If you are new to this, or your man has asked you to lock him in a chastity device, there are a couple of important points that our experience might illustrate. The first is that the only thing that male chastity is about is controlling the male’s sexual pleasure. That’s it. A chastity device is a very good idea in the beginning; by that I mean at least a year or two. It takes that long to get fully conditioned. I’m completely trained in terms of the sexual use of my penis. It belongs 100% to my lioness. Three years of continuously wearing a chastity device trained me very well. I know that if I’m even tempted to get myself off, Mrs. Lion will lock me back up immediately. Being wild, as we call it, is a privilege.

I think that writing an informal contract is an important beginning step with male chastity. Its value isn’t so much that it “legally” binds you as much as it defines the boundaries of this new, hot activity. Even if you plan to do it just for a weekend or a week, the contract adds a lot of heat to an already hot idea.

A chastity contract isn’t a good document that requires a form or some other complex set of instructions. It only has to cover a few important points:

1. How long the agreement is in force.

2. How often the device come off for cleaning and teasing.

3. How long (this is optional but important for some people in the beginning) is the maximum amount of time he has to wait between ejaculations. Another way to look at this is what is the minimum amount of time he has to wait. For example, it could say that he will not even have a chance at ejaculation until at least seven days has passed. This is useful and very exciting.

That’s it. I don’t suggest any other complications are required. Male chastity is a very simple game. A lot of guys try to complicate it with all sorts of rules and penalties. You may want to add stuff later, but in the beginning this is really as far as you should go.
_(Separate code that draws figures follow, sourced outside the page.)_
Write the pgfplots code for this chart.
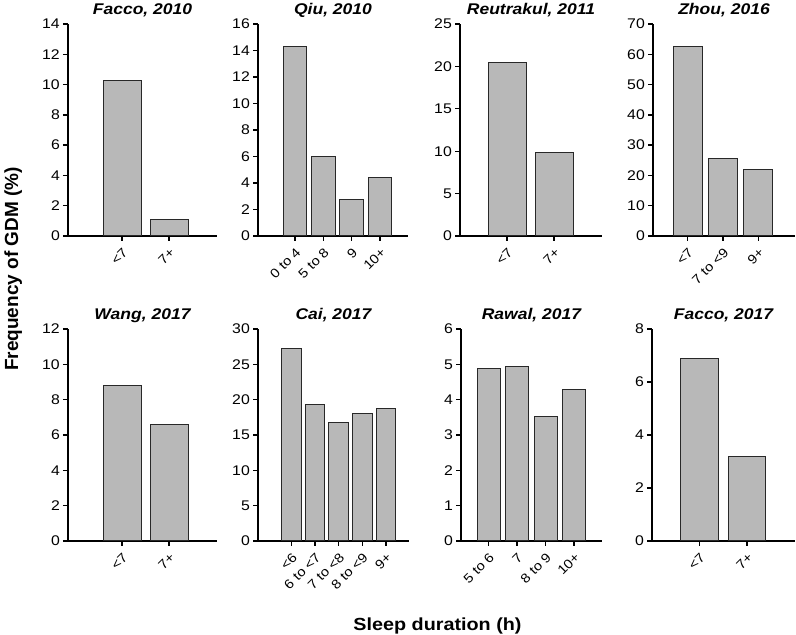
\documentclass[border=0pt]{standalone}
\usepackage{pgfplots}
\pgfplotsset{compat=1.18}
\usepackage{fontspec}
\setmainfont{Liberation Sans}[FakeStretch=1.13]
\newfontfamily\ylabfont{Liberation Sans}
\definecolor{barfill}{RGB}{184,184,184}
\definecolor{bardraw}{RGB}{40,40,40}
\pgfplotsset{
  panel/.style={
    scale only axis, height=212pt, anchor=south west,
    axis x line*=bottom, axis y line*=left,
    axis line style={-, line width=1.3pt, black},
    tick align=outside, major tick length=5pt,
    tick style={line width=1.3pt, black},
    ybar, ymin=0,
    /pgf/number format/assume math mode=true,
    yticklabel style={font=\fontsize{14}{16}\selectfont, inner sep=3pt},
    xticklabel style={font=\fontsize{13}{15}\selectfont, rotate=45, anchor=north east, inner sep=4pt},
    every axis title/.style={font=\fontsize{15.5}{18}\selectfont\bfseries\itshape, at={(0.5,1)}, anchor=base, yshift=9pt},
    xtick=data,
  },
  barstyle/.style={fill=barfill, draw=bardraw, line width=1pt},
}
\begin{document}
\begin{tikzpicture}
\path[use as bounding box] (0,0) rectangle (796pt,635pt);
% Row 1
\begin{axis}[panel, at={(68pt,399pt)}, width=149pt, xmin=-1.15, xmax=2.02, ymax=14, ytick={0,2,...,14}, bar width=38pt,
  xticklabels={<7,7+}, title={Facco, 2010}]
\addplot[barstyle] coordinates {(0,10.25) (1,1.07)};
\end{axis}
\begin{axis}[panel, at={(258pt,399pt)}, width=150pt, xmin=-1.306, xmax=3.99, ymax=16, ytick={0,2,...,16}, bar width=23.5pt,
  xticklabels={0 to 4,5 to 8,9,10+}, title={Qiu, 2010}]
\addplot[barstyle] coordinates {(0,14.3) (1,6.0) (2,2.72) (3,4.43)};
\end{axis}
\begin{axis}[panel, at={(460pt,399pt)}, width=142pt, xmin=-1.0, xmax=2.02, ymax=25, ytick={0,5,...,25}, bar width=38pt,
  xticklabels={<7,7+}, title={Reutrakul, 2011}]
\addplot[barstyle] coordinates {(0,20.45) (1,9.9)};
\end{axis}
\begin{axis}[panel, at={(653pt,399pt)}, width=142pt, xmin=-0.98, xmax=3.04, ymax=70, ytick={0,10,...,70}, bar width=29pt,
  xticklabels={<7,7 to <9,9+}, title={Zhou, 2016}]
\addplot[barstyle] coordinates {(0,62.5) (1,25.75) (2,22.1)};
\end{axis}
% Row 2
\begin{axis}[panel, at={(68pt,94pt)}, width=149pt, xmin=-1.15, xmax=2.02, ymax=12, ytick={0,2,...,12}, bar width=38pt,
  xticklabels={<7,7+}, title={Wang, 2017}]
\addplot[barstyle] coordinates {(0,8.8) (1,6.6)};
\end{axis}
\begin{axis}[panel, at={(258pt,94pt)}, width=151pt, xmin=-1.42, xmax=4.98, ymax=30, ytick={0,5,...,30}, bar width=19.5pt,
  xticklabels={<6,6 to <7,7 to <8,8 to <9,9+}, title={Cai, 2017}]
\addplot[barstyle] coordinates {(0,27.3) (1,19.35) (2,16.7) (3,18.1) (4,18.8)};
\end{axis}
\begin{axis}[panel, at={(461pt,94pt)}, width=141pt, xmin=-0.965, xmax=3.98, ymax=6, ytick={0,1,...,6}, bar width=23pt,
  xticklabels={5 to 6,7,8 to 9,10+}, title={Rawal, 2017}]
\addplot[barstyle] coordinates {(0,4.87) (1,4.93) (2,3.53) (3,4.28)};
\end{axis}
\begin{axis}[panel, at={(652pt,94pt)}, width=143pt, xmin=-1.0, xmax=2.01, ymax=8, ytick={0,2,...,8}, bar width=37.5pt,
  xticklabels={<7,7+}, title={Facco, 2017}]
\addplot[barstyle] coordinates {(0,6.87) (1,3.2)};
\end{axis}
\node[rotate=90, anchor=base, font=\ylabfont\fontsize{19}{22}\selectfont\bfseries] at (18pt,366pt) {Frequency of GDM (\%)};
\node[anchor=base, font=\fontsize{17.5}{20}\selectfont\bfseries] at (437.5pt,4.5pt) {Sleep duration (h)};
\end{tikzpicture}
\end{document}
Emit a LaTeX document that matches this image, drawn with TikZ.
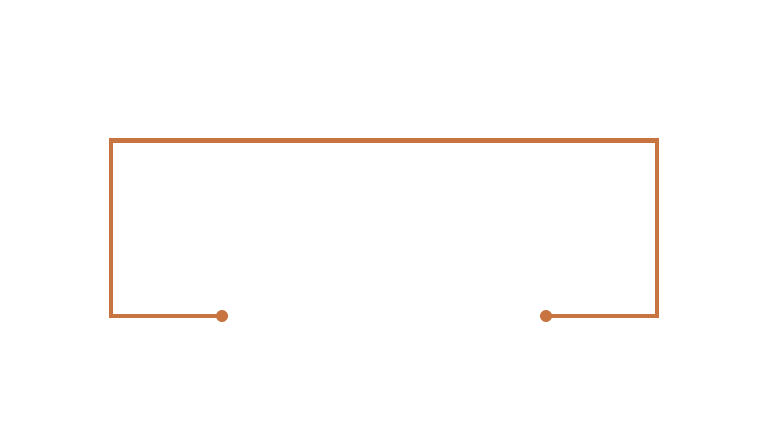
\documentclass[tikz,border=0pt]{standalone}
\usetikzlibrary{positioning}
\definecolor{wireorange}{HTML}{C87441}

\begin{document}
\begin{tikzpicture}
    [
    x=0.75pt, y=-0.75pt,
    wire/.style={
        draw=wireorange,
        line width=3.6pt,
        line join=miter
    },
    terminal/.style={
        circle,
        fill=wireorange,
        inner sep=0pt,
        minimum size=9pt
    },
    ]

    \useasboundingbox (0,0) rectangle (768,432);

    \node[terminal] (left) at (222,316) {};
    \node[terminal] (right) at (546,316) {};
    \coordinate (topleft) at (111,140.5);
    \coordinate (topright) at (657,140.5);

    \draw [wire] (left.center) -| (topleft) -- (topright) |- (right.center);

\end{tikzpicture}
\end{document}
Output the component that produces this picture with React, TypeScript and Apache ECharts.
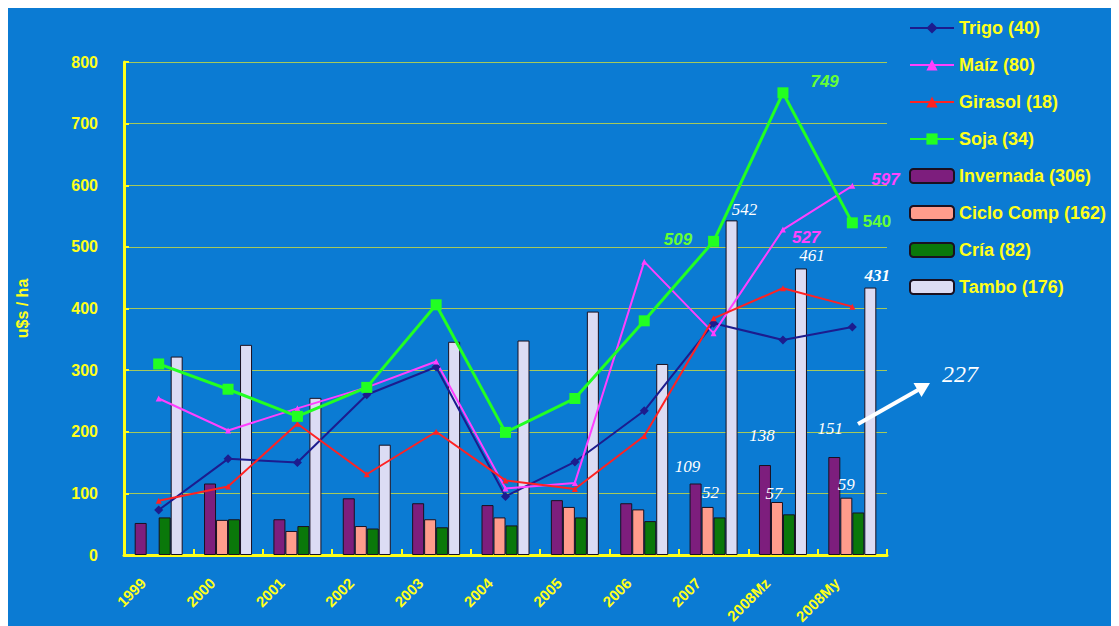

I don’t often say “should”. I really hate when bloggers make pronouncements about what you should or should not do. The only reason I’m saying that now is that the very simple act of locking up a man’s penis and then controlling his sexual pleasure is very powerful. A lot of guys don’t realize just how difficult this can be. Also, perhaps more importantly, most women start out with absolutely no idea what this is about or why their man wants them to do it. It will take time for both partners to develop patterns that support male chastity. It’s taken Mrs. Lion and I years to fully integrate this into our marriage.

Now it is so deeply embedded in our relationship that I don’t think either of us would have any real idea how to stop. I can’t imagine having any kind of sex without Mrs. Lion’s explicit permission. In fact, I can’t imagine having any sort of sex without Mrs. Lion producing my pleasure. She has become my sole source of sexual gratification. I can’t do it myself anymore. She and she alone provides me with orgasms. That’s powerful stuff. It doesn’t seem that way when you start because it’s also very hot. Trust me, at some point the idea that sex is now no longer in your own hands sinks in. When it does, you may want to get out.

Obviously, when I realized it, I was happy. I’m still happy. I have never regretted giving Mrs. Lion power. She wields it with love and not a little mischievousness. She has fun with it and so do I. I hope you do too.